In soli due anni ci sono stati tantissimi casi che riguardano aggressioni razziste, così come sono state altrettanto numerose le vittime appartenenti ad altre minoranze come omosessuali, clochard o a semplici turisti. La violenza nei confronti di Boubacar, per quanto definibile “razzista”, in verità non ha a che fare unicamente con il razzismo, abusato piuttosto come pretesto per giustificare un gesto di violenza. In quel momento Boubacar era il bersaglio considerato più debole perché di colore, ma se non ci fosse stato lui sarebbe toccato a qualcun’altro, nero, bianco, uomo o donna che sia. Il pretesto per utilizzare la violenza si sarebbe trovato lo stesso.

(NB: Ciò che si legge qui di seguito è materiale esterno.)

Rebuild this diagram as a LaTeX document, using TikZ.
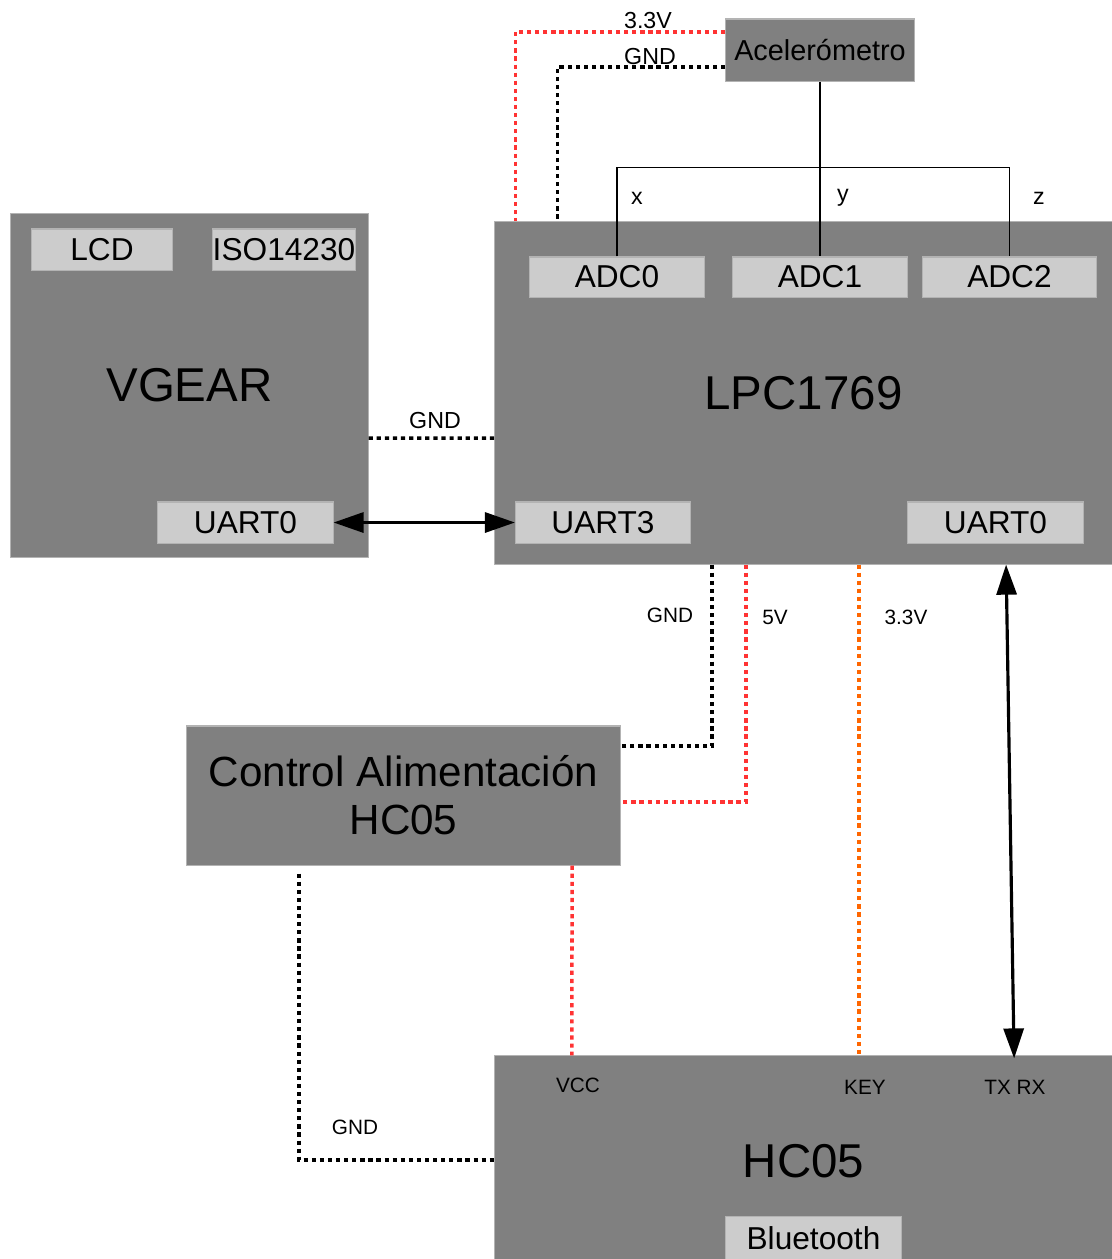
\documentclass[tikz,border=0pt]{standalone}
\usepackage{fontspec}
\setmainfont{Liberation Sans}
\usetikzlibrary{arrows.meta, positioning, calc}
\definecolor{boxgray}{HTML}{808080}
\definecolor{tagfill}{HTML}{CCCCCC}
\definecolor{edgegray}{HTML}{B3B3B3}
\definecolor{wirered}{HTML}{FF3333}
\definecolor{wireorange}{HTML}{FF6600}
\tikzset{
  block/.style={draw=edgegray,fill=boxgray,line width=0.3pt,inner sep=0pt,font=\fontsize{13.5}{15}\selectfont},
  tag/.style={draw=edgegray,fill=tagfill,line width=0.3pt,inner sep=0pt,minimum width=1.75cm,minimum height=0.41cm,font=\fontsize{9}{10}\selectfont},
  wire/.style={line width=1pt,dash pattern=on 1.2pt off 1.1pt},
  lbl/.style={inner sep=0pt,font=\fontsize{6.6}{8}\selectfont},
  smlbl/.style={inner sep=0pt,font=\fontsize{5.9}{7}\selectfont},
  bus/.style={line width=0.9pt,{Triangle[length=3mm,width=2mm]}-{Triangle[length=3mm,width=2mm]}}
}
\begin{document}
\begin{tikzpicture}[x=0.01cm,y=-0.01cm]%
  \useasboundingbox (0,0) rectangle (1112,1259);
  \node[block,minimum width=3.57cm,minimum height=3.43cm] (vgear) at (189.5,385.5) {VGEAR};
  \node[tag,minimum width=1.40cm] (lcd) at (102,249.5) {LCD};
  \node[tag,minimum width=1.40cm] (iso) at (284,249.5) {ISO14230};
  \node[tag] (uartv) at (245.5,522.5) {UART0};
  \node[block,minimum width=6.17cm,minimum height=3.42cm] (lpc) at (803.5,393) {LPC1769};
  \foreach \i/\x in {0/617,1/820,2/1009.5}
    \node[tag,minimum width=1.74cm,minimum height=0.40cm] (adc\i) at (\x,277) {ADC\i};
  \node[tag] (uart3) at (603,522.5) {UART3};
  \node[tag] (uartl) at (995.5,522.5) {UART0};
  \node[block,minimum width=1.88cm,minimum height=0.62cm,font=\fontsize{8.2}{10}\selectfont] (acel) at (820,50) {Acelerómetro};
  \node[block,minimum width=4.33cm,minimum height=1.39cm,align=center,font=\fontsize{12}{13.7}\selectfont] (ctrl) at (403.5,795.5) {Control Alimentación\\HC05};
  \node[block,minimum width=6.17cm,minimum height=2.1cm] (hc05) at (803.5,1161) {HC05};
  \node[tag,minimum height=0.43cm] (bt) at (813.5,1238) {Bluetooth};
  % acelerometro
  \draw[line width=0.3pt] (acel.south) -- (adc1.north);
  \draw[line width=0.3pt] (adc0.north) -- ++(0,-89) -| (adc2.north);
  \node[lbl] (lx) at (637,198) {x};
  \node[lbl] (ly) at (843,198) {y};
  \node[lbl] (lz) at (1039,198) {z};
  \draw[wire,wirered] ([yshift=0.18cm]acel.west) -| ([xshift=0.21cm]lpc.north west);
  \draw[wire] ([yshift=-0.17cm]acel.west) -| ([xshift=0.63cm]lpc.north west);
  \node[lbl] (l33a) at (648,20) {3.3V};
  \node[lbl] (lgnda) at (650,56) {GND};
  % vgear
  \draw[wire] ([yshift=-5.25mm]vgear.east) -- ([yshift=-4.5mm]lpc.west);
  \node[lbl] (lgndv) at (435,420) {GND};
  \draw[bus] (uartv.east) -- (uart3.west);
  % alimentacion
  \draw[wire] ([xshift=-0.915cm]lpc.south) |- ([yshift=0.495cm]ctrl.east);
  \draw[wire,wirered] ([xshift=-0.575cm]lpc.south) |- ([yshift=-0.065cm]ctrl.east);
  \draw[wire,wireorange] ([xshift=0.555cm]lpc.south) -- ([xshift=0.555cm]hc05.north);
  \draw[bus] ([xshift=2.025cm]lpc.south) -- ([xshift=2.105cm,yshift=-0.03cm]hc05.north);
  \node[smlbl] (lgndb) at (670,615) {GND};
  \node[smlbl] (l5v) at (775,617) {5V};
  \node[smlbl] (l33b) at (906,617) {3.3V};
  \draw[wire,wirered] ([xshift=1.685cm]ctrl.south) -- ([xshift=-2.315cm]hc05.north);
  \draw[wire] ([xshift=-1.045cm,yshift=-0.08cm]ctrl.south) |- ([yshift=0.01cm]hc05.west);
  \node[smlbl] (lgndc) at (355,1127) {GND};
  \node[smlbl] (lvcc) at (578,1085) {VCC};
  \node[smlbl] (lkey) at (865,1087) {KEY};
  \node[smlbl] (ltxrx) at (1015,1087) {TX RX};
\end{tikzpicture}
\end{document}
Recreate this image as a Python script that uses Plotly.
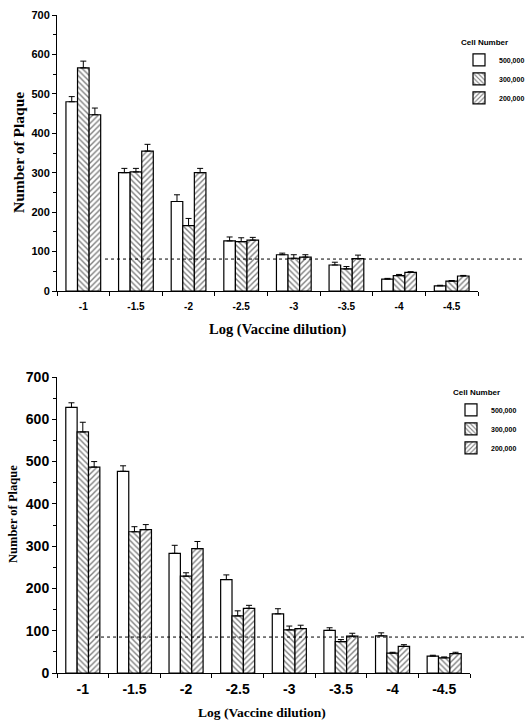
import plotly.graph_objects as go

dilutions = ["-1", "-1.5", "-2", "-2.5", "-3", "-3.5", "-4", "-4.5"]
cells = ["500,000", "300,000", "200,000"]
x_title = "Log (Vaccine dilution)"
y_title = "Number of Plaque"

# Top panel: means and upper error
top_500 = [480, 300, 227, 127, 92, 66, 30, 13]
top_500_err = [13, 11, 17, 10, 4, 7, 2, 1.5]
top_300 = [566, 302, 166, 125, 83, 56, 39, 25]
top_300_err = [17, 9, 18, 10, 9, 6, 3, 1.5]
top_200 = [447, 355, 300, 129, 86, 82, 47, 38]
top_200_err = [17, 17, 11, 7, 6, 9, 2, 1.5]
top_cutoff = 81

# Bottom panel
bot_500 = [628, 477, 283, 221, 140, 101, 88, 40]
bot_500_err = [11, 13, 19, 11, 12, 6, 7, 2]
bot_300 = [570, 334, 229, 135, 102, 74, 47, 36]
bot_300_err = [23, 12, 8, 12, 9, 5, 2, 2]
bot_200 = [487, 339, 294, 153, 105, 87, 63, 46]
bot_200_err = [13, 12, 17, 7, 8, 7, 4, 3]
bot_cutoff = 85

patterns = ["", "\\", "/"]

fig = go.Figure()

def add_panel(vals, errs, xa, ya, legend):
    for name, v, e, p in zip(cells, vals, errs, patterns):
        fig.add_trace(go.Bar(
            x=dilutions, y=v, name=name, xaxis=xa, yaxis=ya, legend=legend,
            marker=dict(color="white", line=dict(color="black", width=1.2),
                        pattern=dict(shape=p, fgcolor="black", bgcolor="white",
                                     size=4, solidity=0.35)),
            error_y=dict(type="data", array=e, arrayminus=[0] * len(e),
                         symmetric=False, color="black", thickness=1, width=3),
        ))

add_panel([top_500, top_300, top_200], [top_500_err, top_300_err, top_200_err], "x", "y", "legend")
add_panel([bot_500, bot_300, bot_200], [bot_500_err, bot_300_err, bot_200_err], "x2", "y2", "legend2")

W, H, L = 526, 720, 57
pw = W - L

def px_x(px):
    return (px - L) / pw

def px_y(py):
    return 1 - py / H

def xdom(right_px):
    return [0, px_x(right_px)]

def ydom(top_px, bot_px):
    return [px_y(bot_px), px_y(top_px)]

axis_common = dict(showline=True, linecolor="black", linewidth=1, ticks="outside",
                   tickcolor="black", ticklen=4, showgrid=False, zeroline=False,
                   automargin=False)

fig.update_layout(
    width=W, height=H, margin=dict(l=L, r=0, t=0, b=0, autoexpand=False),
    paper_bgcolor="white", plot_bgcolor="white",
    barmode="group", bargap=0.34, bargroupgap=0,
    font=dict(family="Liberation Sans", color="black"),
    xaxis=dict(domain=xdom(478), anchor="y", type="category", tickson="boundaries",
               tickfont=dict(size=10, family="Liberation Sans", weight="bold"),
               ticklabelstandoff=6, **axis_common),
    yaxis=dict(domain=ydom(15, 291), anchor="x", range=[0, 700], dtick=100,
               tickfont=dict(size=11, family="Liberation Sans", weight="bold"),
               minor=dict(dtick=50, ticks="outside", ticklen=3, tickcolor="black"),
               **axis_common),
    xaxis2=dict(domain=xdom(470), anchor="y2", type="category", tickson="boundaries",
                tickfont=dict(size=14, family="Liberation Sans", weight="bold"),
                ticklabelstandoff=3, **axis_common),
    yaxis2=dict(domain=ydom(377, 673), anchor="x2", range=[0, 700], dtick=100,
                tickfont=dict(size=14, family="Liberation Sans", weight="bold"),
                minor=dict(dtick=50, ticks="outside", ticklen=3, tickcolor="black"),
                **axis_common),
    legend=dict(x=px_x(459), y=px_y(35), xanchor="left", yanchor="top",
                title=dict(text="<b>Cell Number</b>", font=dict(size=8)),
                font=dict(size=7, weight="bold", color="black"), bgcolor="rgba(0,0,0,0)",
                itemwidth=30, tracegroupgap=0),
    legend2=dict(x=px_x(451), y=px_y(385), xanchor="left", yanchor="top",
                 title=dict(text="<b>Cell Number</b>", font=dict(size=8)),
                 font=dict(size=7, weight="bold", color="black"), bgcolor="rgba(0,0,0,0)",
                 itemwidth=30, tracegroupgap=0),
    showlegend=True,
)

serif = "Liberation Serif"
title_specs = [
    (x_title, px_x(277), px_y(330), 0, 14.5),
    (x_title, px_x(262), px_y(712), 0, 13.5),
    (y_title, px_x(18), px_y(153), -90, 15.5),
    (y_title, px_x(13), px_y(514), -90, 12.5),
]
for text, ax, ay, ang, size in title_specs:
    fig.add_annotation(text=f"<b>{text}</b>", xref="paper", yref="paper", x=ax, y=ay,
                       xanchor="center", yanchor="middle", textangle=ang, showarrow=False,
                       font=dict(family=serif, size=size, color="black"))

# Dashed cutoff lines
fig.add_shape(type="line", xref="paper", yref="y", x0=px_x(105), x1=px_x(523),
              y0=top_cutoff, y1=top_cutoff, line=dict(color="black", width=1, dash="3px,3px"))
fig.add_shape(type="line", xref="paper", yref="y2", x0=px_x(95), x1=1.0,
              y0=bot_cutoff, y1=bot_cutoff, line=dict(color="black", width=1, dash="3px,3px"))

fig.write_html("out.html", config={"displayModeBar": False},
               post_script="document.body.style.margin='0';document.body.style.overflow='hidden';")
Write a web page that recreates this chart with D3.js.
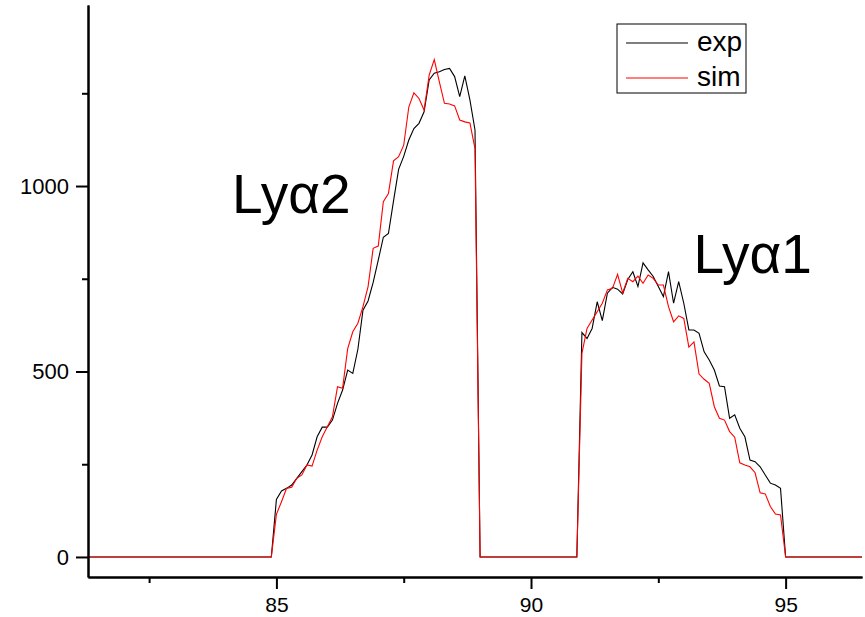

Proprio come in tutti i casi sopra citati, che non guardano né l’etnia, né la religione, né l’orientamento sessuale: se il pretesto non c’è, si trova. Eppure l’evento è stato politicizzato, la città si è schierata apertamente, lo stesso sindaco Orlando è intervenuto dichiarando: «Vi sono palermitani di ogni colore che ogni giorno danno motivo di essere orgogliosi della nostra città». Ma ci sono state, in pochissimo tempo, decine di aggressioni da parte di ragazzini in branco. Il problema dunque non è semplicemente il razzismo, bensì la violenza normalizzata in contesti socio-abitativi lasciati in balìa di loro stessi.

A chi scrive, qualche tempo è capitato di ascoltare la conversazione tra due adolescenti che, leggendo una notizia di cronaca, commentavano divertiti: «Oh, sabato veniamo qua in centro, scanniamo a legnate qualcuno e finiamo su Palermotoday!». Un’altra volta, intervenendo in una rissa e vedendo la mano già insanguinata di uno del “branco”, alla domanda “perché lo fate?” la risposta agghiacciante ricevuta dal “capo” è stata: “Che dobbiamo fare? Ci annoiamo”. Uscire e picchiare la gente sembra essere una simpatica alternativa al solito sabato sera. Un gioco, un divertimento, qualcosa di diverso dalla solita routine. Qualcosa di “normale”.

Invece di “giustificare” la violenza, evitando qualsiasi responsabilità sull’accaduto come nel caso di Kande Boubacar, allontanando lo sguardo e allontanandosi da quel contesto violento e criminale da cui provengono queste gang, bisognerebbe scavare più a fondo, cercando di capire cosa porta i ragazzi a scendere la notte e aggredire le persone. Una volta capito cosa, bisogna lavorare sul come risolverlo. Stavolta è successo «perché è nero», nel caso dei bangladesi perché sono bangladesi, nel caso dei clochard perché sono clochard, nel caso della coppia di via Amari… Beh, com’è possibile che lì non ci sia un motivo? Esiste una violenza che non ha giustificazioni?

Nel frattempo, mandiamo un abbraccio fortissimo a Kande Boubacar, che ha tutta la nostra solidarietà, e un messaggio chiaro: non è assolutamente colpa del colore della tua pelle, ma delle abominevoli persone che tengono in mano Palermo, stringendola in pugno, fino a soffocarla.